* PROBLEM DESCRIPTION *
An exact reproduction of the records is required, with all images left out.

* DATA FOR PROCESSING *
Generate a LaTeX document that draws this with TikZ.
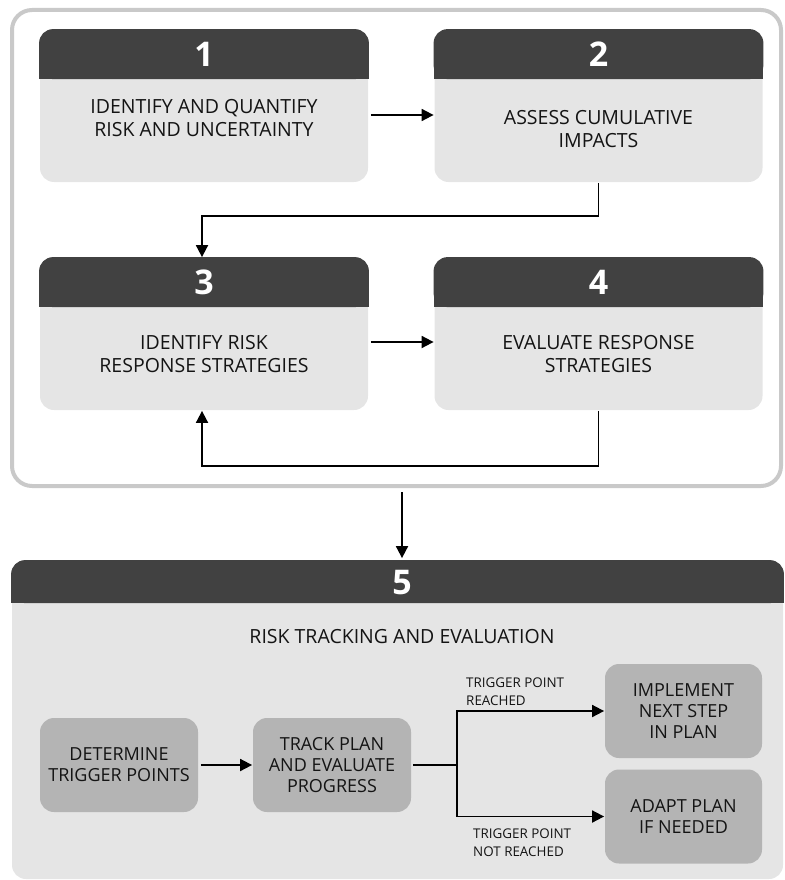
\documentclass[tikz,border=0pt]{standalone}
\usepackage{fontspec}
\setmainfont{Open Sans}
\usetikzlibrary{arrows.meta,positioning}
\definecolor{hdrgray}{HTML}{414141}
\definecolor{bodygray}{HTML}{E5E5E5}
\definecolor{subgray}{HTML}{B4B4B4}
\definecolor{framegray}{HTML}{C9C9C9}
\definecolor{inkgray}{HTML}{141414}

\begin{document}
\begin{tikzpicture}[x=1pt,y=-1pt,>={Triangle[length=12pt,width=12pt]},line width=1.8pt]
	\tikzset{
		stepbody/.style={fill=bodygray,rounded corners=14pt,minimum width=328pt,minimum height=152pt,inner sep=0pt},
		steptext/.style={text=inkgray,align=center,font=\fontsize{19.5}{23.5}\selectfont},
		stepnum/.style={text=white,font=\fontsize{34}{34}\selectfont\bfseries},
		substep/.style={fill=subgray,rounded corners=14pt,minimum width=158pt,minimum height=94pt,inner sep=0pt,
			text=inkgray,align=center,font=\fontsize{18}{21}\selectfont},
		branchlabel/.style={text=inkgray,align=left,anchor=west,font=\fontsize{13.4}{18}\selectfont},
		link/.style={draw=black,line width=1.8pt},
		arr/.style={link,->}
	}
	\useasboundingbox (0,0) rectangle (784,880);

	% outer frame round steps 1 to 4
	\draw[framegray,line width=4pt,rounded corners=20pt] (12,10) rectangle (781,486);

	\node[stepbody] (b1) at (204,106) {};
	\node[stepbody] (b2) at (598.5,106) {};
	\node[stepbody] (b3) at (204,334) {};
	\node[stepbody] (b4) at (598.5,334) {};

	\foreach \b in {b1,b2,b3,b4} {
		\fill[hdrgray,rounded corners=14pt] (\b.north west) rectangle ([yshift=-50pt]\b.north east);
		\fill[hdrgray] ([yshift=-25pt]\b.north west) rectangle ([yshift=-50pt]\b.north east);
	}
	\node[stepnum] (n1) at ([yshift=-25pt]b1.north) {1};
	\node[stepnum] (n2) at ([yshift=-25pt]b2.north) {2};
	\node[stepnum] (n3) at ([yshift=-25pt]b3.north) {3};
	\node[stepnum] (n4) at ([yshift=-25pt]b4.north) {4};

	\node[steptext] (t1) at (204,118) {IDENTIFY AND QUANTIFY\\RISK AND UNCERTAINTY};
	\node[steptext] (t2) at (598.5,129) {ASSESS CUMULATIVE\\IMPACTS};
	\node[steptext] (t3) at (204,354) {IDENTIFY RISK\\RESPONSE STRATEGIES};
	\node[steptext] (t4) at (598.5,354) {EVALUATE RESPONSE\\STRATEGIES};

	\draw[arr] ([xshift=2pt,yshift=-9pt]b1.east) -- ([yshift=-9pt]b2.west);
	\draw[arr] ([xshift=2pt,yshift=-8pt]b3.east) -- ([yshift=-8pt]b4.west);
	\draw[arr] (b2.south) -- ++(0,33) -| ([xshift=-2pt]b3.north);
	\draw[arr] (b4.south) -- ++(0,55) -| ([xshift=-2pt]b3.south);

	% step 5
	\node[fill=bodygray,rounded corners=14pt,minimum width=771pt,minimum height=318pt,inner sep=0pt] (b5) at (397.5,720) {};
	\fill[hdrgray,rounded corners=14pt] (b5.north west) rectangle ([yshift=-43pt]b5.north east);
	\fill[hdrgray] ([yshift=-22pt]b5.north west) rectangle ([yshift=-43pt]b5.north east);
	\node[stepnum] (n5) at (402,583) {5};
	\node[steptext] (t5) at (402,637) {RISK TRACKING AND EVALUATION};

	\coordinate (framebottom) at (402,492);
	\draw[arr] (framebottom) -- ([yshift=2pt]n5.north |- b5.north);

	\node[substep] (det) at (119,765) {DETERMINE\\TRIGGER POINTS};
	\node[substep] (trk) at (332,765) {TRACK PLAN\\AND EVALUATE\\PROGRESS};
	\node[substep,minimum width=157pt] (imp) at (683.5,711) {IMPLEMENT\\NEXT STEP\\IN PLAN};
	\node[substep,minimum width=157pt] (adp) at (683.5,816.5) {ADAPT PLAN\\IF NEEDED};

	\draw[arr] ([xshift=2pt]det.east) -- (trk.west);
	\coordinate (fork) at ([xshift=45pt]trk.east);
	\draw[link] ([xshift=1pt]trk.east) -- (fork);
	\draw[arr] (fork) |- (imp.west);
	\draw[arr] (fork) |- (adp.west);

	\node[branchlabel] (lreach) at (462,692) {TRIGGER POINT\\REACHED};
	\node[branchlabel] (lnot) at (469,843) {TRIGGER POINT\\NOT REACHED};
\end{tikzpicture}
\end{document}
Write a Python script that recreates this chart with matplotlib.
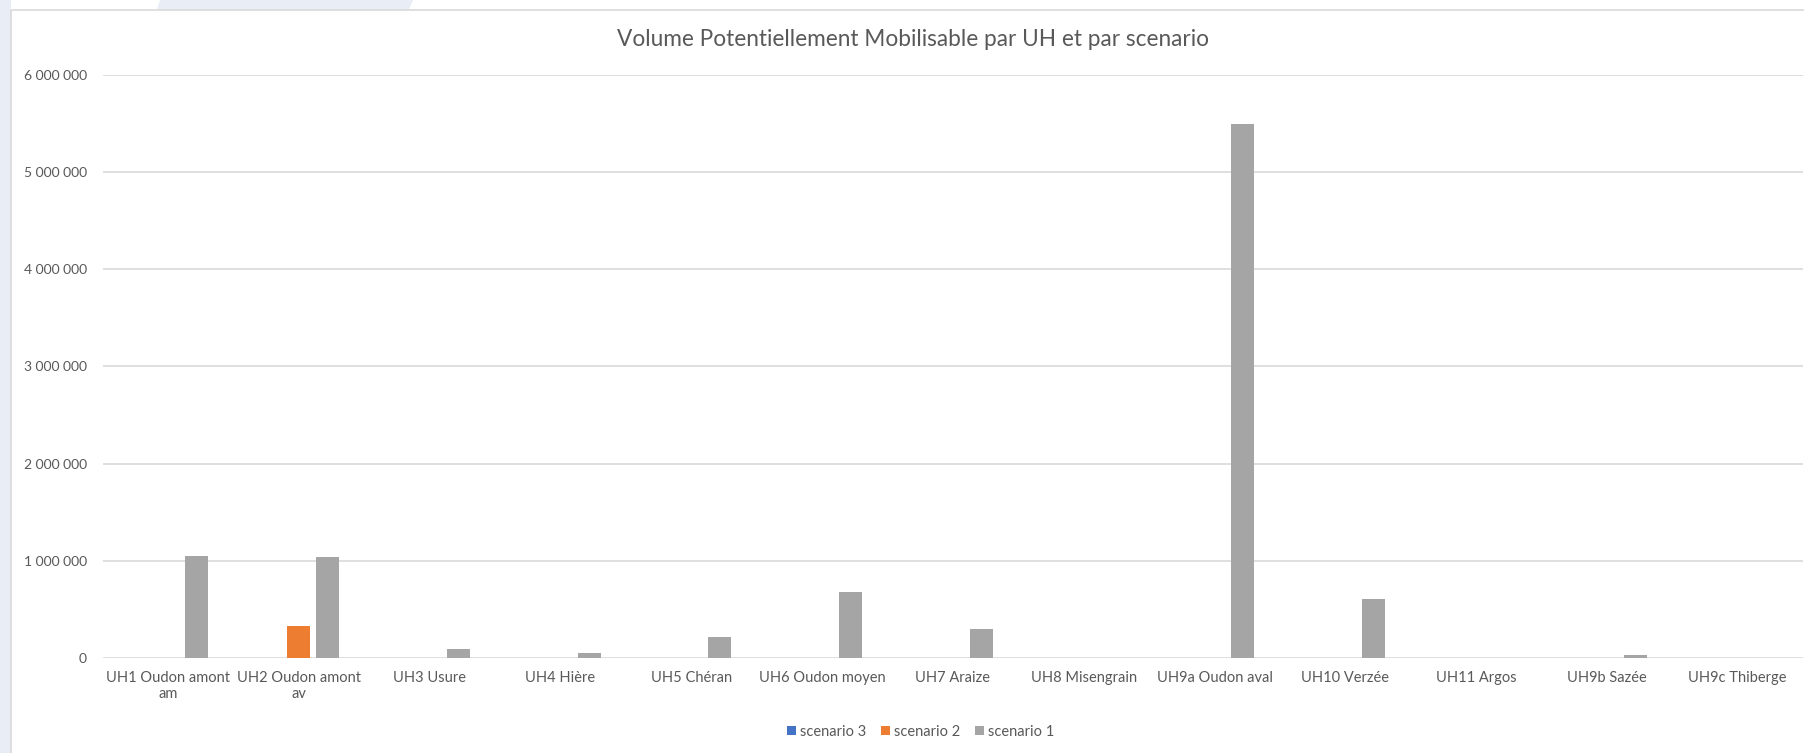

* THE COMPLETED TASK *
Generate a LaTeX document that draws this with TikZ.
\documentclass[tikz,border=0pt]{standalone}
\usepackage{fontspec}
\setmainfont{Open Sans}
\usetikzlibrary{arrows.meta,positioning}
\definecolor{hdrgray}{HTML}{414141}
\definecolor{bodygray}{HTML}{E5E5E5}
\definecolor{subgray}{HTML}{B4B4B4}
\definecolor{framegray}{HTML}{C9C9C9}
\definecolor{inkgray}{HTML}{141414}

\begin{document}
\begin{tikzpicture}[x=1pt,y=-1pt,>={Triangle[length=12pt,width=12pt]},line width=1.8pt]
	\tikzset{
		stepbody/.style={fill=bodygray,rounded corners=14pt,minimum width=328pt,minimum height=152pt,inner sep=0pt},
		steptext/.style={text=inkgray,align=center,font=\fontsize{19.5}{23.5}\selectfont},
		stepnum/.style={text=white,font=\fontsize{34}{34}\selectfont\bfseries},
		substep/.style={fill=subgray,rounded corners=14pt,minimum width=158pt,minimum height=94pt,inner sep=0pt,
			text=inkgray,align=center,font=\fontsize{18}{21}\selectfont},
		branchlabel/.style={text=inkgray,align=left,anchor=west,font=\fontsize{13.4}{18}\selectfont},
		link/.style={draw=black,line width=1.8pt},
		arr/.style={link,->}
	}
	\useasboundingbox (0,0) rectangle (784,880);

	% outer frame round steps 1 to 4
	\draw[framegray,line width=4pt,rounded corners=20pt] (12,10) rectangle (781,486);

	\node[stepbody] (b1) at (204,106) {};
	\node[stepbody] (b2) at (598.5,106) {};
	\node[stepbody] (b3) at (204,334) {};
	\node[stepbody] (b4) at (598.5,334) {};

	\foreach \b in {b1,b2,b3,b4} {
		\fill[hdrgray,rounded corners=14pt] (\b.north west) rectangle ([yshift=-50pt]\b.north east);
		\fill[hdrgray] ([yshift=-25pt]\b.north west) rectangle ([yshift=-50pt]\b.north east);
	}
	\node[stepnum] (n1) at ([yshift=-25pt]b1.north) {1};
	\node[stepnum] (n2) at ([yshift=-25pt]b2.north) {2};
	\node[stepnum] (n3) at ([yshift=-25pt]b3.north) {3};
	\node[stepnum] (n4) at ([yshift=-25pt]b4.north) {4};

	\node[steptext] (t1) at (204,118) {IDENTIFY AND QUANTIFY\\RISK AND UNCERTAINTY};
	\node[steptext] (t2) at (598.5,129) {ASSESS CUMULATIVE\\IMPACTS};
	\node[steptext] (t3) at (204,354) {IDENTIFY RISK\\RESPONSE STRATEGIES};
	\node[steptext] (t4) at (598.5,354) {EVALUATE RESPONSE\\STRATEGIES};

	\draw[arr] ([xshift=2pt,yshift=-9pt]b1.east) -- ([yshift=-9pt]b2.west);
	\draw[arr] ([xshift=2pt,yshift=-8pt]b3.east) -- ([yshift=-8pt]b4.west);
	\draw[arr] (b2.south) -- ++(0,33) -| ([xshift=-2pt]b3.north);
	\draw[arr] (b4.south) -- ++(0,55) -| ([xshift=-2pt]b3.south);

	% step 5
	\node[fill=bodygray,rounded corners=14pt,minimum width=771pt,minimum height=318pt,inner sep=0pt] (b5) at (397.5,720) {};
	\fill[hdrgray,rounded corners=14pt] (b5.north west) rectangle ([yshift=-43pt]b5.north east);
	\fill[hdrgray] ([yshift=-22pt]b5.north west) rectangle ([yshift=-43pt]b5.north east);
	\node[stepnum] (n5) at (402,583) {5};
	\node[steptext] (t5) at (402,637) {RISK TRACKING AND EVALUATION};

	\coordinate (framebottom) at (402,492);
	\draw[arr] (framebottom) -- ([yshift=2pt]n5.north |- b5.north);

	\node[substep] (det) at (119,765) {DETERMINE\\TRIGGER POINTS};
	\node[substep] (trk) at (332,765) {TRACK PLAN\\AND EVALUATE\\PROGRESS};
	\node[substep,minimum width=157pt] (imp) at (683.5,711) {IMPLEMENT\\NEXT STEP\\IN PLAN};
	\node[substep,minimum width=157pt] (adp) at (683.5,816.5) {ADAPT PLAN\\IF NEEDED};

	\draw[arr] ([xshift=2pt]det.east) -- (trk.west);
	\coordinate (fork) at ([xshift=45pt]trk.east);
	\draw[link] ([xshift=1pt]trk.east) -- (fork);
	\draw[arr] (fork) |- (imp.west);
	\draw[arr] (fork) |- (adp.west);

	\node[branchlabel] (lreach) at (462,692) {TRIGGER POINT\\REACHED};
	\node[branchlabel] (lnot) at (469,843) {TRIGGER POINT\\NOT REACHED};
\end{tikzpicture}
\end{document}
Write a Python script that recreates this chart with matplotlib.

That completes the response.